CARE training - questions

Hi all,

I am using CARE for a little while now for 3D image restoration and I love how user friendly and efficient it is!! However, I still have a couple of questions about the training part that I hope you have the answers for:

  1. I have multiple data sets containing different images with multiple laser powers (for example I can have the same microscope image with 5%/20%/50% and 100% laser power). Assuming from 50% and up we consider it Ground Truth quality level, does CARE do well when using images with different qualities in the training? For example pairing :
  • low:5% -> GT:50%
  • low:5% -> GT:100%
  • low:20% -> GT:50%
  • low:20% -> GT:100%

I would argue that it could increase the robustness of the network but I don’t have a deep enough understanding of machine learning to confirm or refute that.

  1. I played a bit with the training parameters and wanted to see if different ones gave better restoration. But I have a little trouble understanding what unet_n_depth and unet_n_first represent exactly when considering the UNET, especially when those were the ones that changed the performance the most significantly. I am guessing that unet_n_depth would be the depth of the network but didn’t find a way to confirm that.

I hope my questions were clear enough and thank you for taking the time to read them.
In any case, thank you for this great tool and for all the hard work that was put into making it.


Hi @mitoGuy,

thanks for your words.

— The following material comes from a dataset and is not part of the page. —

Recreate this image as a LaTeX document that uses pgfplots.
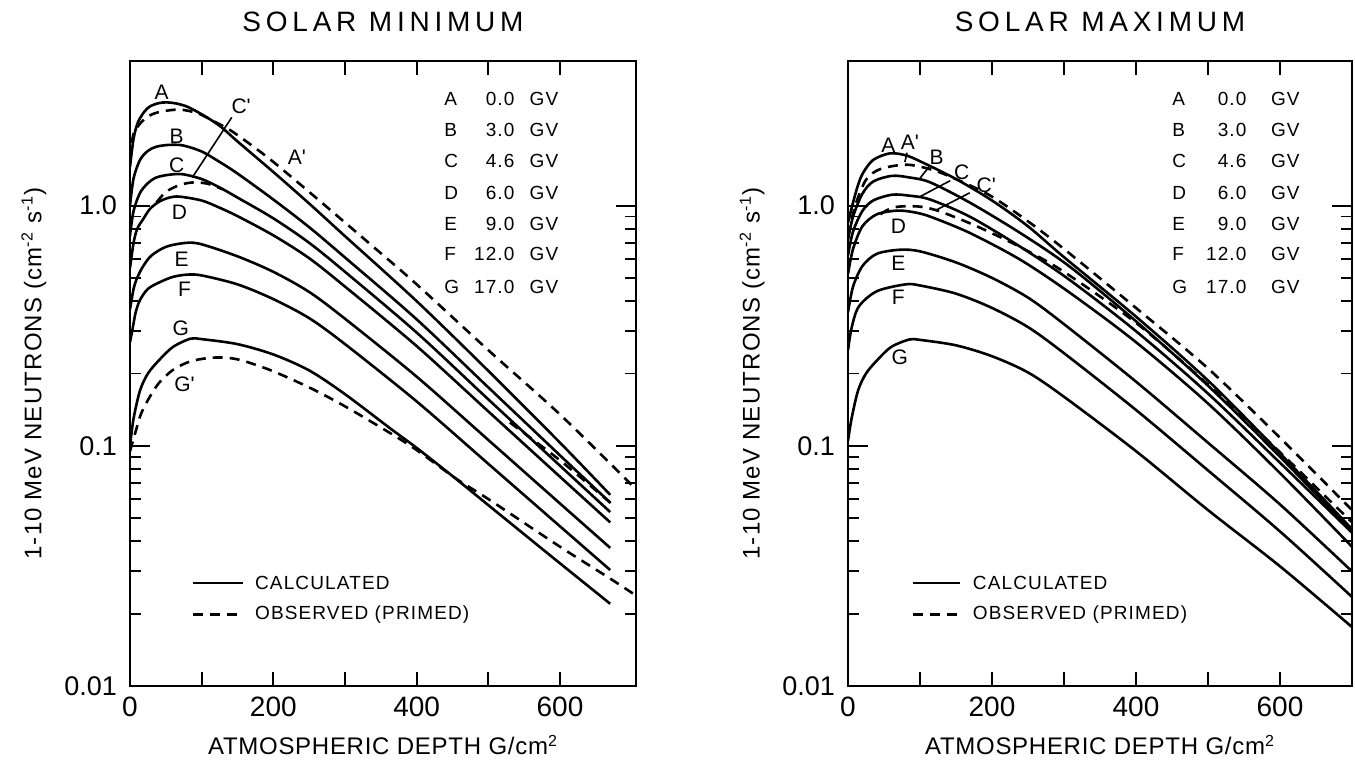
\documentclass[border=0pt]{standalone}
\usepackage{fontspec}
\setmainfont{Liberation Sans}
\newfontfamily\titlef[LetterSpace=17]{Liberation Sans}
\newfontfamily\labf[LetterSpace=3]{Liberation Sans}
\newfontfamily\ylabf[LetterSpace=5]{Liberation Sans}
\newfontfamily\legf[LetterSpace=6]{Liberation Sans}
\newfontfamily\tickf{Liberation Sans}
\usepackage{pgfplots}
\pgfplotsset{compat=1.18}

\tikzset{
  nCalc/.style={black, line width=1.3pt, smooth, tension=0.5},
  nObs/.style={black, line width=1.3pt, smooth, tension=0.5, dash pattern=on 5pt off 3.5pt},
  nLead/.style={black, line width=0.8pt},
  nCl/.style={font=\legf\fontsize{10.5}{12}\selectfont, inner sep=0pt},
  nLg/.style={font=\legf\fontsize{9.5}{11}\selectfont, inner sep=0pt},
}
\pgfplotsset{
  nAxis/.style={
    scale only axis, height=312.5pt,
    xmin=0, ymin=0.01, ymax=4,
    xtick={0,100,...,600}, xticklabels={0,,200,,400,,600},
    ytick={0.01,0.1,1}, yticklabels={0.01,0.1,1.0},
    axis line style={line width=1.4pt},
    major tick length=10pt, minor tick length=5.5pt,
    tick style={black, line width=0.9pt},
    xtick style={/pgfplots/major tick length=7pt},
    tick align=inside,
    xticklabel style={font=\tickf\fontsize{14}{15}\selectfont, anchor=base, yshift=-15.5pt},
    yticklabel style={font=\tickf\fontsize{13.5}{15}\selectfont, anchor=east, xshift=-3pt},
    xlabel={ATMOSPHERIC DEPTH G/cm\textsuperscript{2}},
    xlabel style={font=\labf\fontsize{12}{14}\selectfont, at={(axis description cs:0.5,0)}, anchor=base, yshift=-34.5pt},
    ylabel={1-10 MeV NEUTRONS (cm\textsuperscript{-2} s\textsuperscript{-1})},
    ylabel style={font=\ylabf\fontsize{12}{14}\selectfont, at={(axis description cs:-0.19,0.5)}, anchor=center},
    title style={font=\titlef\fontsize{14}{16}\selectfont, at={(axis description cs:0.5,1)}, anchor=base, yshift=8.5pt},
  },
}

\begin{document}
\begin{tikzpicture}
\useasboundingbox (0,0) rectangle (677.5pt,382pt);
% ================= SOLAR MINIMUM =================
\begin{semilogyaxis}[nAxis, xmax=706, at={(65pt,39pt)}, anchor=south west, width=253pt, title={SOLAR MINIMUM}]
% A
\addplot[nCalc] coordinates {(0,1.45) (5,1.9) (11,2.22) (20,2.46) (28,2.59) (40,2.67) (51,2.69) (65,2.66) (80,2.58) (100,2.40) (125,2.15) (150,1.85) (200,1.38) (250,1.02) (300,0.746) (400,0.40) (500,0.205) (600,0.103) (670,0.0625)};
% A'
\addplot[nObs] coordinates {(0,1.55) (4,1.94) (10,2.12) (23,2.33) (40,2.45) (69,2.51) (95,2.42) (120,2.22) (140,2.06) (170,1.78) (200,1.52) (250,1.14) (300,0.85) (343,0.66) (400,0.47) (500,0.25) (600,0.135) (706,0.066)};
% B
\addplot[nCalc] coordinates {(0,1.0) (5,1.3) (14,1.55) (25,1.69) (37,1.76) (55,1.79) (74,1.78) (100,1.68) (125,1.52) (150,1.36) (200,1.06) (250,0.813) (300,0.608) (400,0.336) (500,0.175) (600,0.0912) (670,0.058)};
% C
\addplot[nCalc] coordinates {(0,0.75) (5,0.95) (14,1.13) (25,1.24) (37,1.31) (55,1.345) (74,1.35) (100,1.29) (125,1.19) (150,1.08) (200,0.885) (250,0.70) (300,0.53) (400,0.296) (500,0.156) (600,0.0826) (670,0.053)};
% C'
\addplot[nObs] coordinates {(37,1.03) (50,1.14) (70,1.22) (90,1.25) (110,1.23) (129,1.17)};
\addplot[nObs] coordinates {(530,0.125) (600,0.087) (673,0.057)};
% D
\addplot[nCalc] coordinates {(0,0.55) (5,0.70) (10,0.80) (18,0.875) (28,0.97) (41,1.04) (55,1.08) (69,1.09) (100,1.05) (125,0.98) (150,0.904) (200,0.752) (250,0.604) (300,0.46) (400,0.26) (500,0.139) (600,0.0743) (670,0.048)};
% E
\addplot[nCalc] coordinates {(0,0.37) (5,0.45) (10,0.50) (18,0.557) (30,0.62) (51,0.675) (79,0.70) (100,0.69) (150,0.615) (200,0.53) (250,0.437) (300,0.338) (400,0.194) (500,0.1057) (600,0.0575) (670,0.0376)};
% F
\addplot[nCalc] coordinates {(0,0.27) (3,0.30) (8,0.36) (14,0.405) (25,0.45) (41,0.479) (60,0.505) (80,0.516) (100,0.512) (150,0.47) (200,0.408) (250,0.34) (300,0.265) (400,0.153) (500,0.0841) (600,0.0462) (670,0.0304)};
% G
\addplot[nCalc] coordinates {(0,0.10) (5,0.13) (14,0.17) (25,0.20) (41,0.228) (60,0.258) (84,0.279) (100,0.278) (150,0.265) (200,0.24) (250,0.206) (300,0.164) (365,0.117) (400,0.098) (452,0.074) (500,0.0566) (600,0.0324) (670,0.022)};
% G'
\addplot[nObs] coordinates {(0,0.095) (8,0.115) (15,0.135) (25,0.155) (40,0.182) (60,0.207) (85,0.225) (118,0.233) (150,0.229) (195,0.207) (250,0.175) (300,0.146) (365,0.112) (400,0.096) (455,0.073) (500,0.060) (600,0.038) (670,0.028) (706,0.0238)};
% leader C'
\addplot[nLead] coordinates {(142,2.33) (87,1.31)};
% legend samples
\addplot[black, line width=1.3pt] coordinates {(88,0.0268) (157,0.0268)};
\addplot[black, line width=1.3pt, dash pattern=on 5pt off 3.5pt] coordinates {(88,0.0198) (157,0.0198)};
\node[nLg, anchor=west] at (axis cs:174,0.0268) {CALCULATED};
\node[nLg, anchor=west] at (axis cs:174,0.0198) {OBSERVED (PRIMED)};
% curve labels
\node[nCl] at (axis cs:44,2.96) {A};
\node[nCl] at (axis cs:65,1.95) {B};
\node[nCl] at (axis cs:65,1.47) {C};
\node[nCl] at (axis cs:69,0.935) {D};
\node[nCl] at (axis cs:72,0.596) {E};
\node[nCl] at (axis cs:76,0.447) {F};
\node[nCl] at (axis cs:71,0.31) {G};
\node[nCl] at (axis cs:76,0.18) {G\textquotesingle};
\node[nCl] at (axis cs:155,2.59) {C\textquotesingle};
\node[nCl] at (axis cs:233,1.585) {A\textquotesingle};
% table
\node[nLg, anchor=west] at (axis cs:438,2.77) {A};
\node[nLg, anchor=east] at (axis cs:537,2.77) {0.0};
\node[nLg, anchor=west] at (axis cs:557,2.77) {GV};
\node[nLg, anchor=west] at (axis cs:438,2.07) {B};
\node[nLg, anchor=east] at (axis cs:537,2.07) {3.0};
\node[nLg, anchor=west] at (axis cs:557,2.07) {GV};
\node[nLg, anchor=west] at (axis cs:438,1.53) {C};
\node[nLg, anchor=east] at (axis cs:537,1.53) {4.6};
\node[nLg, anchor=west] at (axis cs:557,1.53) {GV};
\node[nLg, anchor=west] at (axis cs:438,1.13) {D};
\node[nLg, anchor=east] at (axis cs:537,1.13) {6.0};
\node[nLg, anchor=west] at (axis cs:557,1.13) {GV};
\node[nLg, anchor=west] at (axis cs:438,0.841) {E};
\node[nLg, anchor=east] at (axis cs:537,0.841) {9.0};
\node[nLg, anchor=west] at (axis cs:557,0.841) {GV};
\node[nLg, anchor=west] at (axis cs:438,0.631) {F};
\node[nLg, anchor=east] at (axis cs:537,0.631) {12.0};
\node[nLg, anchor=west] at (axis cs:557,0.631) {GV};
\node[nLg, anchor=west] at (axis cs:438,0.46) {G};
\node[nLg, anchor=east] at (axis cs:537,0.46) {17.0};
\node[nLg, anchor=west] at (axis cs:557,0.46) {GV};
\end{semilogyaxis}
% ================= SOLAR MAXIMUM =================
\begin{semilogyaxis}[nAxis, xmax=700, at={(424pt,39pt)}, anchor=south west, width=252pt, title={SOLAR MAXIMUM}]
% A
\addplot[nCalc] coordinates {(0,0.85) (7,1.03) (14,1.22) (21,1.37) (35,1.55) (58,1.65) (80,1.62) (100,1.53) (150,1.29) (200,1.05) (250,0.82) (300,0.61) (400,0.345) (500,0.187) (600,0.093) (700,0.045)};
% A'
\addplot[nObs] coordinates {(0,0.75) (10,1.0) (25,1.28) (45,1.42) (82,1.48) (120,1.40) (160,1.25) (200,1.09) (250,0.86) (300,0.66) (400,0.375) (500,0.21) (600,0.108) (700,0.054)};
% B
\addplot[nCalc] coordinates {(0,0.72) (7,0.9) (20,1.12) (35,1.26) (61,1.33) (85,1.31) (114,1.25) (169,1.03) (239,0.77) (308,0.557) (400,0.33) (500,0.178) (600,0.09) (700,0.044)};
% C
\addplot[nCalc] coordinates {(0,0.62) (7,0.78) (20,0.95) (35,1.05) (61,1.11) (85,1.10) (114,1.06) (169,0.90) (239,0.675) (308,0.49) (400,0.30) (500,0.165) (600,0.085) (700,0.0435)};
% C'
\addplot[nObs] coordinates {(45,0.92) (55,0.96) (70,0.99) (100,0.99) (128,0.945) (179,0.82) (240,0.67) (300,0.53) (400,0.325) (500,0.18) (600,0.094) (700,0.048)};
% D
\addplot[nCalc] coordinates {(0,0.52) (7,0.66) (20,0.82) (40,0.92) (68,0.953) (90,0.94) (114,0.90) (169,0.77) (239,0.596) (308,0.434) (400,0.27) (500,0.15) (600,0.077) (700,0.038)};
% E
\addplot[nCalc] coordinates {(0,0.36) (7,0.46) (20,0.56) (40,0.63) (72,0.655) (100,0.645) (150,0.58) (200,0.50) (250,0.414) (300,0.321) (400,0.185) (500,0.103) (600,0.057) (700,0.030)};
% F
\addplot[nCalc] coordinates {(0,0.25) (5,0.31) (15,0.38) (40,0.44) (80,0.47) (100,0.465) (150,0.43) (200,0.375) (250,0.312) (300,0.243) (400,0.141) (500,0.079) (600,0.044) (700,0.0235)};
% G
\addplot[nCalc] coordinates {(0,0.105) (5,0.13) (14,0.17) (25,0.20) (41,0.228) (60,0.258) (85,0.277) (100,0.276) (150,0.262) (200,0.236) (250,0.202) (300,0.16) (400,0.095) (500,0.054) (600,0.0315) (700,0.0176)};
% leaders
\addplot[nLead] coordinates {(82,1.66) (79,1.52)};
\addplot[nLead] coordinates {(114,1.47) (100,1.30)};
\addplot[nLead] coordinates {(142,1.27) (100,1.09)};
\addplot[nLead] coordinates {(169,1.13) (123,0.96)};
% legend samples
\addplot[black, line width=1.3pt] coordinates {(90,0.0268) (156,0.0268)};
\addplot[black, line width=1.3pt, dash pattern=on 5pt off 3.5pt] coordinates {(90,0.0198) (156,0.0198)};
\node[nLg, anchor=west] at (axis cs:173,0.0268) {CALCULATED};
\node[nLg, anchor=west] at (axis cs:173,0.0198) {OBSERVED (PRIMED)};
% curve labels
\node[nCl] at (axis cs:56,1.79) {A};
\node[nCl] at (axis cs:86,1.83) {A\textquotesingle};
\node[nCl] at (axis cs:123,1.585) {B};
\node[nCl] at (axis cs:158,1.37) {C};
\node[nCl] at (axis cs:192,1.22) {C\textquotesingle};
\node[nCl] at (axis cs:70,0.818) {D};
\node[nCl] at (axis cs:70,0.573) {E};
\node[nCl] at (axis cs:70,0.414) {F};
\node[nCl] at (axis cs:72,0.233) {G};
% table
\node[nLg, anchor=west] at (axis cs:450,2.77) {A};
\node[nLg, anchor=east] at (axis cs:554,2.77) {0.0};
\node[nLg, anchor=west] at (axis cs:587,2.77) {GV};
\node[nLg, anchor=west] at (axis cs:450,2.07) {B};
\node[nLg, anchor=east] at (axis cs:554,2.07) {3.0};
\node[nLg, anchor=west] at (axis cs:587,2.07) {GV};
\node[nLg, anchor=west] at (axis cs:450,1.53) {C};
\node[nLg, anchor=east] at (axis cs:554,1.53) {4.6};
\node[nLg, anchor=west] at (axis cs:587,1.53) {GV};
\node[nLg, anchor=west] at (axis cs:450,1.13) {D};
\node[nLg, anchor=east] at (axis cs:554,1.13) {6.0};
\node[nLg, anchor=west] at (axis cs:587,1.13) {GV};
\node[nLg, anchor=west] at (axis cs:450,0.841) {E};
\node[nLg, anchor=east] at (axis cs:554,0.841) {9.0};
\node[nLg, anchor=west] at (axis cs:587,0.841) {GV};
\node[nLg, anchor=west] at (axis cs:450,0.631) {F};
\node[nLg, anchor=east] at (axis cs:554,0.631) {12.0};
\node[nLg, anchor=west] at (axis cs:587,0.631) {GV};
\node[nLg, anchor=west] at (axis cs:450,0.46) {G};
\node[nLg, anchor=east] at (axis cs:554,0.46) {17.0};
\node[nLg, anchor=west] at (axis cs:587,0.46) {GV};
\end{semilogyaxis}
\end{tikzpicture}
\end{document}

Credit for the good usability of the code has to go to @uschmidt83 and of course also to @mweigert and @frauzufall and all the others that helped and gave feedback.

Now to your questions:
ad 1) your idea of using multiple noise levels as input during training does make a lot of sense. Martin has actually also done so for the training runs we reported on in the original paper. Using various noise levels as “ground-truth” turns also out to be a sensible idea. Are you familiar with the Noise2Void work by Lehtinen et al.? They show that you can train denoising networks even without clean targets. Cool, eh?

ad 2) They correspond to the U-Net parameters ‘n_depth’ and ‘n_first’.
Here what those mean:

  • n_depth (int) – number of resolution levels of U-Net architecture (just as you have expected).
  • n_first (int) – number of convolution filters for first U-Net resolution level (value is doubled after each downsampling operation).
    You can find this information, for example, almost at the bottom of this page.

I hope this helps,



Thank you very much for taking the time to read and answer my questions, things are much clearer now!

Are you familiar with the Noise2Void work by Lehtinen et al.?

Yes I am familiar with it! I actually was at one of the seminars you gave and it is indeed very impressive!

You can find this information, for example, almost at the bottom of this page

It seems that I didn’t go far enough…thank you for pointing me there!

Again, thank you and your whole team for the incredible work!